Agreeing that the bilateral talks have not been up to his satisfaction, Khurshid said, "The delivery of the fundamental aspects that are required to be fulfilled...if that is not done, we will not have substantive movement."

About the delay in Pakistan granting Most Favoured Nation (MFN) status to India, Khurshid said India will do whatever it takes to persuade to "get Pakistan back on track. If they have problems, they will certainly express them to us. It is not something which should be delayed indefinitely. It is not something we should just forget that it happened."

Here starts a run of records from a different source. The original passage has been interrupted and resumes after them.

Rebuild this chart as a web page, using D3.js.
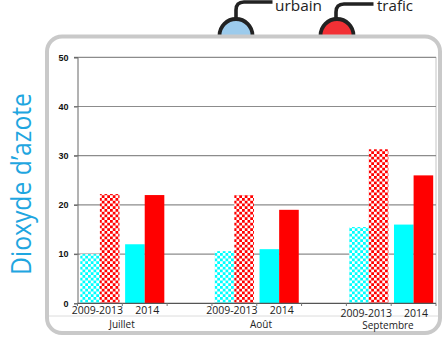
<!DOCTYPE html>
<html lang="fr">
<head>
<meta charset="utf-8">
<script src="https://cdnjs.cloudflare.com/ajax/libs/d3/7.8.5/d3.min.js"></script>
<style>
html,body{margin:0;padding:0;background:#fff}
svg{display:block}
</style>
</head>
<body>
<svg id="chart" width="445" height="337"></svg>
<script>
const months = ["Juillet", "Août", "Septembre"];
const periods = ["2009-2013", "2014"];
const urbain = [[10, 12], [10.6, 11], [15.5, 16]];
const trafic = [[22.2, 22], [22, 19], [31.3, 26]];
const yTicks = [0, 10, 20, 30, 40, 50];
const legendItems = ["urbain", "trafic"];
const legendColors = ["#9ccbec", "#f23035"];
const barColors = { urbain: "#00ffff", trafic: "#ff0000" };

const svg = d3.select("#chart");
const defs = svg.append("defs");
const labelFont = "'Open Sans',sans-serif";

// Checker fills for the 2009-2013 reference period
Object.entries(barColors).forEach(([name, color]) => {
  const p = defs.append("pattern").attr("id", "check-" + name)
    .attr("patternUnits", "userSpaceOnUse").attr("width", 5.5).attr("height", 5.5);
  p.append("rect").attr("width", 5.5).attr("height", 5.5).attr("fill", "#fff");
  p.append("rect").attr("width", 2.75).attr("height", 2.75).attr("fill", color);
  p.append("rect").attr("x", 2.75).attr("y", 2.75).attr("width", 2.75).attr("height", 2.75).attr("fill", color);
});

// Eight equal slots: two periods per month followed by a gap slot
const slots = months.flatMap((m, i) => {
  const s = periods.map((p, j) => ({ key: `${i}-${j}`, month: i, period: j }));
  return i < months.length - 1 ? [...s, { key: `gap-${i}` }] : s;
});
const x = d3.scaleBand().domain(slots.map(d => d.key)).range([77.5, 436]);
const y = d3.scaleLinear().domain([0, 50]).range([303.3, 57.3]);
const barW = 19.6;

// Legend domes and their leader lines, drawn first so the frame cuts them off
const legendX = d3.scalePoint().domain(legendItems).range([236, 337]);
const leaderY = [2, 4];
const legend = svg.append("g").selectAll("g").data(legendItems).join("g")
  .attr("transform", d => `translate(${legendX(d)},0)`);
legend.append("circle").attr("cy", 35.5).attr("r", 16.5)
  .attr("fill", (d, i) => legendColors[i]).attr("stroke", "#222").attr("stroke-width", 3.8);
legend.append("path").attr("fill", "none").attr("stroke", "#222").attr("stroke-width", 3.6)
  .attr("d", (d, i) => `M${-i},18V${leaderY[i] + 8}Q${-i},${leaderY[i]} ${8 - i},${leaderY[i]}H36.5`);
legend.append("text").attr("x", (d, i) => 39 + i).attr("y", 11).attr("font-size", 15).attr("fill", "#222")
  .attr("textLength", (d, i) => [47, 36][i]).attr("lengthAdjust", "spacingAndGlyphs")
  .style("font-family", labelFont).text(d => d);

// White panel with its rounded grey border
svg.append("rect").attr("x", 47).attr("y", 36.5).attr("width", 393).attr("height", 296.5)
  .attr("rx", 15).attr("fill", "#fff").attr("stroke", "#c9c9c9").attr("stroke-width", 4);
svg.append("line").attr("x1", 49).attr("x2", 438).attr("y1", 316).attr("y2", 316)
  .attr("stroke", "#dcdcdc");
svg.append("line").attr("x1", 436).attr("x2", 436).attr("y1", 57).attr("y2", 303)
  .attr("stroke", "#c4c4c4");

// Gridlines and value axis
svg.append("g").selectAll("line").data(yTicks.filter(d => d > 0)).join("line")
  .attr("x1", 74).attr("x2", 436).attr("y1", d => y(d)).attr("y2", d => y(d))
  .attr("stroke", "#8c8c8c").attr("stroke-width", 1.2);

const yAxis = svg.append("g").attr("transform", "translate(77.5,0)")
  .call(d3.axisLeft(y).tickValues(yTicks).tickSize(3.5).tickPadding(5.5));
yAxis.select(".domain").attr("stroke", "#666");
yAxis.selectAll(".tick line").attr("stroke", "#666");
yAxis.selectAll("text").attr("font-size", 9).attr("font-weight", "bold").attr("fill", "#111")
  .style("font-family", "'Liberation Sans',sans-serif");

// Bars: urbain and trafic side by side in each slot
const barSlots = slots.filter(d => d.month !== undefined);
const series = [
  { name: "urbain", values: urbain, offset: -barW },
  { name: "trafic", values: trafic, offset: 0 }
];
series.forEach(s => {
  svg.append("g").selectAll("rect").data(barSlots).join("rect")
    .attr("x", d => x(d.key) + x.bandwidth() / 2 + s.offset)
    .attr("width", barW)
    .attr("y", d => y(s.values[d.month][d.period]))
    .attr("height", d => y(0) - y(s.values[d.month][d.period]))
    .attr("fill", d => d.period === 0 ? `url(#check-${s.name})` : barColors[s.name]);
});

// Category axis with period ticks
const xAxisLine = svg.append("g");
xAxisLine.append("line").attr("x1", 77.5).attr("x2", 436).attr("y1", 303.3).attr("y2", 303.3)
  .attr("stroke", "#555").attr("stroke-width", 1.2);
xAxisLine.selectAll("line.t").data(d3.range(0, slots.length + 1)).join("line").attr("class", "t")
  .attr("x1", d => 77.5 + d * x.step()).attr("x2", d => 77.5 + d * x.step())
  .attr("y1", 303.3).attr("y2", 306).attr("stroke", "#777");

// Period labels and month labels; the last month sits slightly lower
svg.append("g").selectAll("text").data(barSlots).join("text")
  .attr("x", d => x(d.key) + x.bandwidth() / 2 + (d.period === 0 ? -2.5 : 2.5))
  .attr("y", d => d.month === 2 ? 316.7 : 314.4)
  .attr("text-anchor", "middle").attr("font-size", 10.5).attr("fill", "#222")
  .style("font-family", labelFont)
  .text(d => periods[d.period]);
const monthX = [122, 261, 388];
svg.append("g").selectAll("text").data(months).join("text")
  .attr("x", (d, i) => monthX[i])
  .attr("y", (d, i) => i === 2 ? 329 : 327.7)
  .attr("text-anchor", "middle").attr("font-size", 10).attr("fill", "#222")
  .style("font-family", labelFont)
  .text(d => d);

// Vertical quantity title
svg.append("text").attr("transform", "translate(30.5,184) rotate(-90)")
  .attr("text-anchor", "middle").attr("font-size", 28).attr("fill", "#1fa6e0")
  .attr("textLength", 182).attr("lengthAdjust", "spacingAndGlyphs")
  .style("font-family", labelFont)
  .text("Dioxyde d’azote");
</script>
</body>
</html>
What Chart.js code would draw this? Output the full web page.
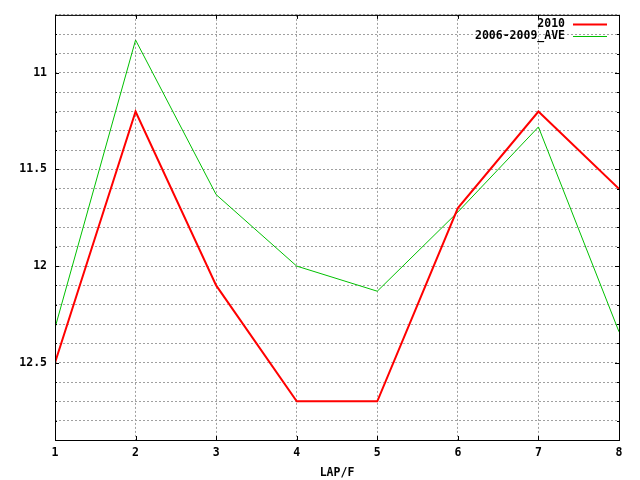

Dismissing the assessment of some in India that the Pakistan army was behind the delay in granting MFN status to India. Pakistan has delayed the grant of MNF status to India along with abolition of a negative trade list regime "for a short time" because of reservations expressed by several industries, according to Pakistan commerce minister Makhdoom Amin Fahim.

And it seems that India's stand on Iran and its assertion in South Asia are among the many contentious points between the two neighbours. Admitting that Iran was indeed a "difficult issue", Khurshid said in such situations, the country has taken a "principled" stand. "When somebody imposes sanctions on Iran as part of the UN sanctions and then unilateral sanctions are imposed. What should we do. So, we take a principled position. We stand by the UN-imposed sanctions."

But Khurshid chose to swear by "friendship with Iran, saying "...because our friendship is much longer-lasting and it should not be completely knocked out by the compliance of present sanctions imposed by the UN. We must let the UN know that it cannot be at the cost of our friendship," the minister said.

He also noted that "there is a principled balancing to be done which is a difficult thing".

On India-China bilateral ties, the minister said China was important to the country as partners. "China is a partner, it can be a collaborator, it can be a competitor," Khurshid said, adding, "Because Asia's role will be defined by India and China and to that extent, the big league game is with China. The other lesser league game is with Pakistan."

"We need good relationship with Pakistan. So, we wish Pakistan well. Also, we want it to be peaceful as we believe those are the circumstances in which we have a best chance of working closely... We are not accompanied by Pakistan at the high table, we are accompanied by China."

Talking about his priorities in the year, the minister said, "Priority frankly is to carry public opinion to support the opportunities we have abroad. We must get 'aam admi' (common man) connected with the foreign policy" while noting that in past leaders like Jawaharlal Nehru, Franklin D Roosevelt and Indira Gandhi were able to do so.